-- What to do --
Begin with the first line of the material and write out each line exactly, ending with the line that contains "pace_d = [95.9, 100.0, 102.8, 92.6]". Pictures are not part of the copy.

────────────────────

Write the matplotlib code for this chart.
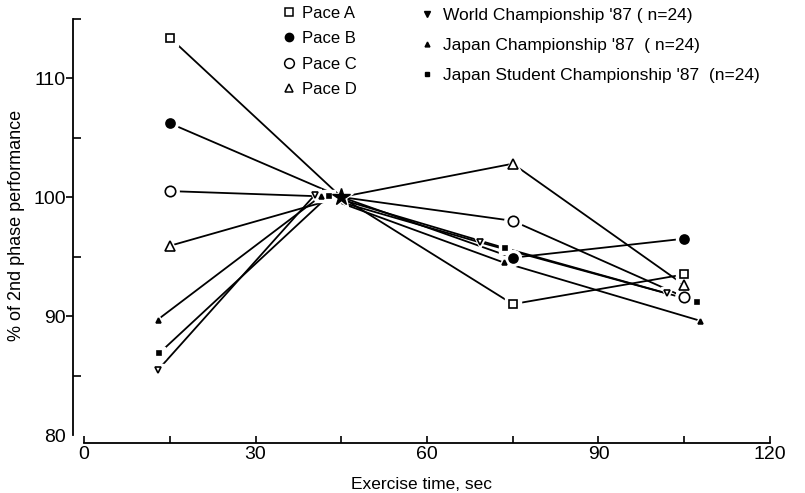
import numpy as np
import matplotlib.pyplot as plt
from matplotlib.lines import Line2D

plt.rcParams['font.family'] = ['Liberation Sans', 'DejaVu Sans']
narrow = ['Liberation Sans Narrow', 'Liberation Sans', 'DejaVu Sans']

# pace conditions: checkpoints at 15, 45, 75, 105 s (45 s is the reference point)
pace_time = [15, 45, 75, 105]
pace_a = [113.4, 100.0, 91.0, 93.5]
pace_b = [106.2, 100.0, 94.9, 96.5]
pace_c = [100.5, 100.0, 98.0, 91.6]
pace_d = [95.9, 100.0, 102.8, 92.6]

# race data, mean split times of each competition
world_time = [13.0, 40.4, 69.2, 101.9]
world_pct = [85.5, 100.2, 96.2, 91.9]
japan_time = [12.9, 41.5, 73.4, 107.8]
japan_pct = [89.7, 100.1, 94.5, 89.6]
student_time = [13.2, 42.8, 73.7, 107.2]
student_pct = [86.9, 100.1, 95.7, 91.2]

pace_labels = ['Pace A', 'Pace B', 'Pace C', 'Pace D']
race_labels = ["World Championship '87 ( n=24)",
               "Japan Championship '87  ( n=24)",
               "Japan Student Championship '87  (n=24)"]

fig = plt.figure(figsize=(8.05, 4.93), dpi=100)
ax = fig.add_axes([0.0902, 0.1176, 0.8663, 0.852])


def draw(t, v, marker, ms, fill, every=None):
    ax.plot(t, v, '-', color='k', lw=1.3, zorder=2)
    # white halo so the lines stop short of the symbols
    ax.plot(t, v, ls='none', marker=marker, ms=ms + 5, mfc='w', mec='w',
            markevery=every, zorder=3)
    ax.plot(t, v, ls='none', marker=marker, ms=ms, mfc=fill, mec='k',
            mew=1.2, markevery=every, zorder=4)


keep = [0, 2, 3]
draw(pace_time, pace_a, 's', 6, 'w', keep)
draw(pace_time, pace_b, 'o', 6.5, 'k', keep)
draw(pace_time, pace_c, 'o', 7.5, 'w', keep)
draw(pace_time, pace_d, '^', 6.5, 'w', keep)
draw(world_time, world_pct, 'v', 4, 'w')
draw(japan_time, japan_pct, '^', 3.5, 'k')
draw(student_time, student_pct, 's', 3.5, 'k')

# common reference point of the pace conditions
ax.plot(pace_time[1], pace_a[1], ls='none', marker='*', ms=18, mfc='w', mec='w', zorder=3)
ax.plot(pace_time[1], pace_a[1], ls='none', marker='*', ms=13, mfc='k', mec='k', zorder=5)

ax.set_xlim(-2, 120)
ax.set_ylim(80, 115.3)

for s in ['top', 'right']:
    ax.spines[s].set_visible(False)
ax.spines['left'].set_bounds(80, 115)
ax.spines['bottom'].set_position(('outward', 6))
ax.spines['bottom'].set_bounds(0, 120)
ax.spines['left'].set_linewidth(1.3)
ax.spines['bottom'].set_linewidth(1.3)

ax.set_xticks([0, 30, 60, 90, 120])
ax.set_xticks([15, 45, 75, 105], minor=True)
ax.set_yticks([80, 90, 100, 110])
ax.set_yticks([80, 85, 95, 105, 115], minor=True)
ax.tick_params(axis='x', which='both', direction='in', length=5, width=1.2,
               labelsize=14, pad=2)
ax.tick_params(axis='y', which='major', direction='out', length=5, width=1.2,
               labelsize=14, pad=0)
ax.tick_params(axis='y', which='minor', direction='in', length=6, width=1.2)
ax.yaxis.get_major_ticks()[0].tick1line.set_visible(False)
for lab in ax.get_xticklabels() + ax.get_yticklabels():
    lab.set_family(narrow)

ax.set_xlabel('Exercise time, sec', fontsize=12.5, labelpad=10)
ax.set_ylabel('% of 2nd phase performance', fontsize=13, labelpad=6)

pace_handles = [
    Line2D([], [], ls='none', marker='s', ms=5.5, mfc='w', mec='k', mew=1.1),
    Line2D([], [], ls='none', marker='o', ms=6, mfc='k', mec='k'),
    Line2D([], [], ls='none', marker='o', ms=7, mfc='w', mec='k', mew=1.1),
    Line2D([], [], ls='none', marker='^', ms=6, mfc='w', mec='k', mew=1.1),
]
race_handles = [
    Line2D([], [], ls='none', marker='v', ms=4, mfc='k', mec='k'),
    Line2D([], [], ls='none', marker='^', ms=3.5, mfc='k', mec='k'),
    Line2D([], [], ls='none', marker='s', ms=3.5, mfc='k', mec='k'),
]

leg1 = ax.legend(pace_handles, pace_labels, loc='upper left',
                 bbox_to_anchor=(282 / 805, 1 - 6 / 493), bbox_transform=fig.transFigure,
                 frameon=False, fontsize=12, handlelength=0.8, handletextpad=0.4,
                 labelspacing=0.62, borderpad=0, borderaxespad=0)
ax.add_artist(leg1)
ax.legend(race_handles, race_labels, loc='upper left',
          bbox_to_anchor=(420 / 805, 1 - 8 / 493), bbox_transform=fig.transFigure,
          frameon=False, fontsize=12.5, handlelength=0.8, handletextpad=0.5,
          labelspacing=0.86, borderpad=0, borderaxespad=0)

fig.savefig('out.png', dpi=100)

────────────────────

-- Problem solution --
Write the matplotlib code for this chart.
import numpy as np
import matplotlib.pyplot as plt
from matplotlib.lines import Line2D

plt.rcParams['font.family'] = ['Liberation Sans', 'DejaVu Sans']
narrow = ['Liberation Sans Narrow', 'Liberation Sans', 'DejaVu Sans']

# pace conditions: checkpoints at 15, 45, 75, 105 s (45 s is the reference point)
pace_time = [15, 45, 75, 105]
pace_a = [113.4, 100.0, 91.0, 93.5]
pace_b = [106.2, 100.0, 94.9, 96.5]
pace_c = [100.5, 100.0, 98.0, 91.6]
pace_d = [95.9, 100.0, 102.8, 92.6]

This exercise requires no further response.